MIX10: Developing Natural User Interfaces

by Luke Wroblewski March 17, 2010

Joshua Blake's Developing Natural User Interfaces with Microsoft Silverlight and WPF 4 Touch at Microsoft's MIX10 conference provided an overivew of Natural User Interfaces (NUI) and their core building blocks.

  • NUI in terms of input: mutli-touch, voice, motion-tracking, and stylus. Just because we use these input types does not mean it is a NUI application.
  • “NUI exploits skills that we have acquired through a lifetime of living in the World” –Bill Buxton. Skills we have learned in the real world interacting with people, objects, and your environment.
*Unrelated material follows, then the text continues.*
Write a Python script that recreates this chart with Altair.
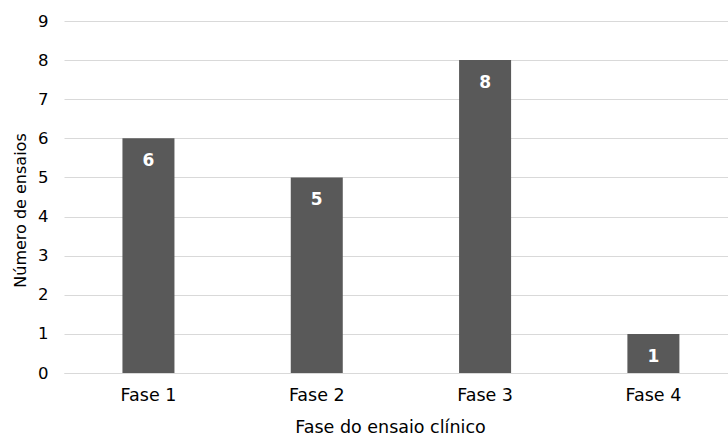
import altair as alt
import pandas as pd

categorias = ["Fase 1", "Fase 2", "Fase 3", "Fase 4"]
ensaios = [6, 5, 8, 1]

df = pd.DataFrame({"fase": categorias, "n": ensaios})

FONT = "DejaVu Sans"

xscale = alt.Scale(paddingInner=0.691, paddingOuter=0.318, align=0.546)
yscale = alt.Scale(domain=[0, 9], nice=False)

x = alt.X(
    "fase:N",
    sort=categorias,
    scale=xscale,
    axis=alt.Axis(
        title="Fase do ensaio clínico",
        labelAngle=0,
        labelFontSize=17.5,
        labelColor="#000000",
        labelPadding=13,
        ticks=False,
        domain=True,
        domainColor="#d9d9d9",
        titleFontSize=17.5,
        titleFontWeight="normal",
        titleColor="#000000",
        titleX=326,
        titleY=54,
        titleBaseline="middle",
        titleAlign="center",
    ),
)

y = alt.Y(
    "n:Q",
    scale=yscale,
    axis=alt.Axis(
        title="Número de ensaios",
        values=[0, 1, 2, 3, 4, 5, 6, 7, 8, 9],
        tickCount=20,
        format="d",
        labelOverlap=False,
        labelFontSize=16.5,
        labelColor="#000000",
        labelPadding=16,
        ticks=False,
        domain=False,
        grid=True,
        gridColor="#d9d9d9",
        gridWidth=1,
        titleFontSize=16,
        titleFontWeight="normal",
        titleColor="#000000",
        titleX=-44,
        titleY=189,
        titleAngle=-90,
        titleBaseline="middle",
        titleAlign="center",
    ),
)

base = alt.Chart(df).encode(x=x, y=y)

bars = base.mark_bar(color="#595959")

labels = base.mark_text(
    color="white", fontWeight="bold", fontSize=17, baseline="middle", dy=23, font=FONT
).encode(text="n:Q")

chart = (
    alt.layer(bars, labels)
    .properties(
        width=664,
        height=352,
        autosize=alt.AutoSizeParams(type="none"),
        padding={"left": 64, "top": 21, "right": 0, "bottom": 63},
        background="white",
    )
    .configure_view(stroke=None)
    .configure_axis(labelFont=FONT, titleFont=FONT)
)

chart.save("out.html", embed_options={"renderer": "svg", "actions": False})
Many skills that people have because they are human. How can we reuse these skills?
  • Composite skills and simple skills. Composite skills take a long time to learn and are complex. It is difficult to take composite skills to new contexts. Simple skills are very easy to reuse across contexts and can be learned through basic observation.
  • NUI is designed to reuse existing skills for directly interacting with content.
  • Direct interaction: physical proximity, temporal proximity, and parallel actions. Direct interactions are high frequency (sizes are smaller so they can happen more often) and contextual (do not see everything you can do at all times –only what you need).
  • What is the NUI equivalent of WIMP? (windows, icons, menus, pointer) OCGM: objects, containers, gestures, manipulations
  • Objects are the content in an interface. Containers make relationships between content explicit. Gestures are body motions that have meaning. They are discreet (you have to complete a gesture before it can be interpreted). Manipulations are direct and have continuous feedback. With gestures the feedback does not come until the gesture is complete.